Vers une maintenance préventive ?
L’évolution vers une maintenance préventive des réseaux d’eau en est encore à ses balbutiements, mais elle se profile à travers plusieurs innovations. Tout d’abord, avec des appareils 2 ou 3-en1. Depuis quelques mois, le modèle autonome et sans fil Waterflux de Krohne intègre ainsi des capteurs de pression et de température en plus de ses électrodes de mesure du débit. Un peu plus cher à l’achat que trois instruments distincts, il évite d’avoir à installer et câbler plusieurs appareils dans des sites difficiles d’accès. Surtout, cela permet d’alerter l’exploitant en cas de chute de pression, qui peut être synonyme de rupture de canalisation, ou en cas de baisse importante de température, susceptible de conduire au gel et à la dégradation des tuyaux. Du côté de ses débitmètres fixes, Krohne propose par ailleurs d’ajouter à la mesure de débit une mesure de conductivité.

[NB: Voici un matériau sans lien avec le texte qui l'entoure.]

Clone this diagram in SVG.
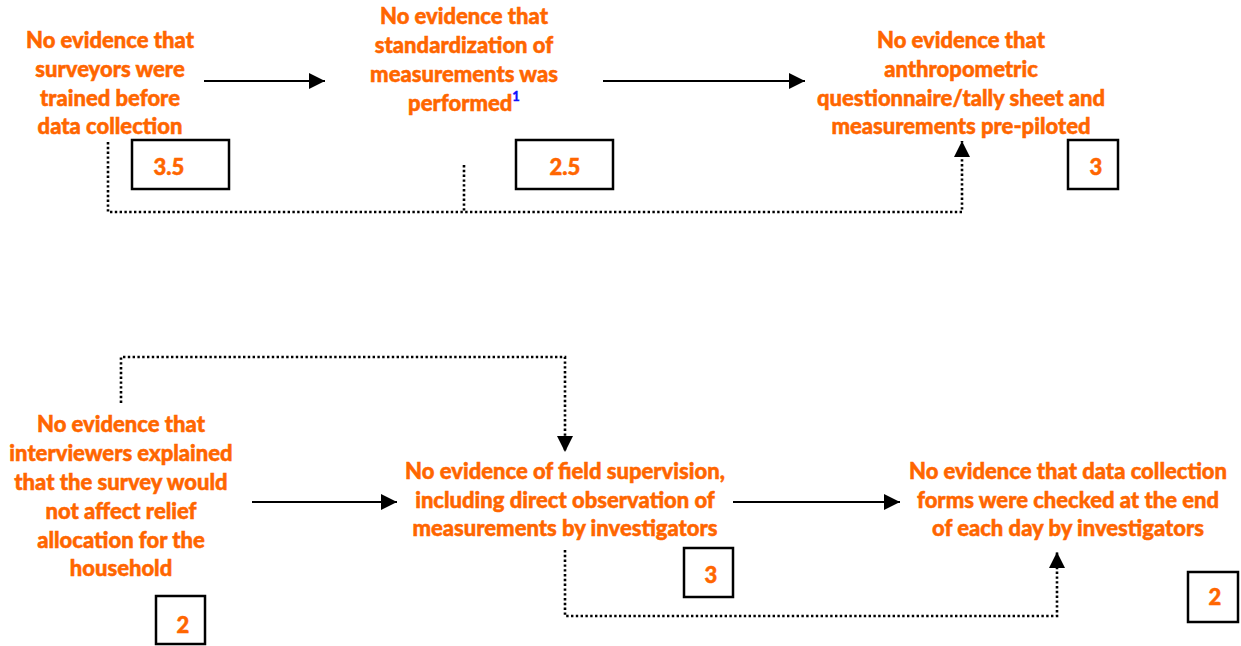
<svg xmlns="http://www.w3.org/2000/svg" width="1241" height="646" viewBox="0 0 1241 646">
  <style>
    .lbl { font-family: Lato, "Open Sans", "Liberation Sans", sans-serif; font-weight: 900; font-size: 22px; fill: #FF6600; stroke: #FF6600; stroke-width: 0.5; text-anchor: middle; }
    .score { fill: none; stroke: #000; stroke-width: 2.5; }
    .sup { font-weight: 900; font-size: 13px; fill: #1010FF; stroke: #1010FF; stroke-width: 0.3; }
    .solid { fill: none; stroke: #000; stroke-width: 2; }
    .dotted { fill: none; stroke: #000; stroke-width: 2.6; stroke-dasharray: 2.4 2.4; }
  </style>
  <defs>
    <marker id="headLg" viewBox="0 0 10 10" refX="10" refY="5" markerWidth="16" markerHeight="16" markerUnits="userSpaceOnUse" orient="auto">
      <path d="M0,0 L10,5 L0,10 z" fill="#000"/>
    </marker>
  </defs>
  <rect width="1241" height="646" fill="#fff"/>

  <!-- connectors -->
  <g id="connectors">
    <line class="solid" x1="204" y1="81" x2="325" y2="81" marker-end="url(#headLg)"/>
    <line class="solid" x1="603" y1="81" x2="805" y2="81" marker-end="url(#headLg)"/>
    <path class="dotted" d="M108,142 V212 H962 V141" marker-end="url(#headLg)"/>
    <path class="dotted" d="M464,165 V212"/>
    <line class="solid" x1="252" y1="502" x2="397" y2="502" marker-end="url(#headLg)"/>
    <line class="solid" x1="733" y1="502" x2="900" y2="502" marker-end="url(#headLg)"/>
    <path class="dotted" d="M121,403 V357 H565 V452" marker-end="url(#headLg)"/>
    <path class="dotted" d="M565,550 V616 H1057 V552" marker-end="url(#headLg)"/>
  </g>

  <!-- training -->
  <g id="n-training">
    <text class="lbl"><tspan x="110" y="48">No evidence that</tspan><tspan x="110" y="77">surveyors were</tspan><tspan x="110" y="106">trained before</tspan><tspan x="110" y="134">data collection</tspan></text>
    <rect class="score" x="132" y="140" width="97" height="49"/>
    <text class="lbl" x="169" y="175">3.5</text>
  </g>

  <!-- standardization -->
  <g id="n-standardization">
    <text class="lbl"><tspan x="464" y="24">No evidence that</tspan><tspan x="464" y="53">standardization of</tspan><tspan x="464" y="82">measurements was</tspan><tspan x="464" y="111">performed<tspan class="sup" dy="-10">1</tspan></tspan></text>
    <rect class="score" x="516" y="140" width="97" height="49"/>
    <text class="lbl" x="565" y="175">2.5</text>
  </g>

  <!-- pre-piloting -->
  <g id="n-prepilot">
    <text class="lbl"><tspan x="961" y="48">No evidence that</tspan><tspan x="961" y="77">anthropometric</tspan><tspan x="961" y="106">questionnaire/tally sheet and</tspan><tspan x="961" y="134">measurements pre-piloted</tspan></text>
    <rect class="score" x="1068" y="140" width="50" height="49"/>
    <text class="lbl" x="1096" y="175">3</text>
  </g>

  <!-- explanation to households -->
  <g id="n-explain">
    <text class="lbl"><tspan x="121" y="432">No evidence that</tspan><tspan x="121" y="461">interviewers explained</tspan><tspan x="121" y="490">that the survey would</tspan><tspan x="121" y="519">not affect relief</tspan><tspan x="121" y="548">allocation for the</tspan><tspan x="121" y="576">household</tspan></text>
    <rect class="score" x="156" y="596" width="49" height="48"/>
    <text class="lbl" x="183" y="633">2</text>
  </g>

  <!-- field supervision -->
  <g id="n-supervision">
    <text class="lbl"><tspan x="565" y="479">No evidence of field supervision,</tspan><tspan x="565" y="508">including direct observation of</tspan><tspan x="565" y="536">measurements by investigators</tspan></text>
    <rect class="score" x="684" y="548" width="49" height="49"/>
    <text class="lbl" x="711" y="583">3</text>
  </g>

  <!-- daily form checks -->
  <g id="n-formcheck">
    <text class="lbl"><tspan x="1068" y="479">No evidence that data collection</tspan><tspan x="1068" y="508">forms were checked at the end</tspan><tspan x="1068" y="536">of each day by investigators</tspan></text>
    <rect class="score" x="1188" y="572" width="50" height="50"/>
    <text class="lbl" x="1215" y="605">2</text>
  </g>
</svg>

Même chose chez Endress+Hauser, qui intègre désormais cette fonction à ses débitmètres : « cela sert d’indicateur de qualité, indique Sébastien Brossard, chef de produit débitmètres chez Endress+Hauser. En temps normal, cette valeur est stable. Si elle varie, c’est qu’il y a un problème. Par exemple, une pollution au niveau du site de pompage de l’eau, ou une remontée d’eau de mer dans des stations d’épuration situées sur le littoral. Alerté, l’exploitant peut intervenir avant qu’il ne soit trop tard, et éviter les dégâts en fermant vite les vannes ».
Autre nouveauté, pour faciliter encore davantage la maintenance préventive : l’introduction de systèmes d’autodiagnostics via un web server intégré à l’appareil. Tous les constructeurs s’en équipent. Ainsi, Endress+Hauser propose systématiquement en option son outil Heartbeat Technology.
Celui-ci est capable de réaliser une vérification de bon fonctionnement de l’appareil, sans qu’il soit nécessaire d’utiliser du matériel supplémentaire et de faire appel à un technicien, et il avertit l’exploitant en cas de problème. Cette autosurveillance peut donner lieu à un certificat de bon fonctionnement reconnu par les agences de l’eau. « Nous développons par ailleurs des solutions digitales capables de regrouper les données d’instruments de mesure et de les intégrer, pour une vision globale et dynamique. Elles visent à améliorer la gestion des équipements et, en rendant l’information accessible à distance, sur supports mobiles, à faire de la maintenance prédictive », ajoute Sébastien Brossard. L’ère de la Smart instrumentation commence.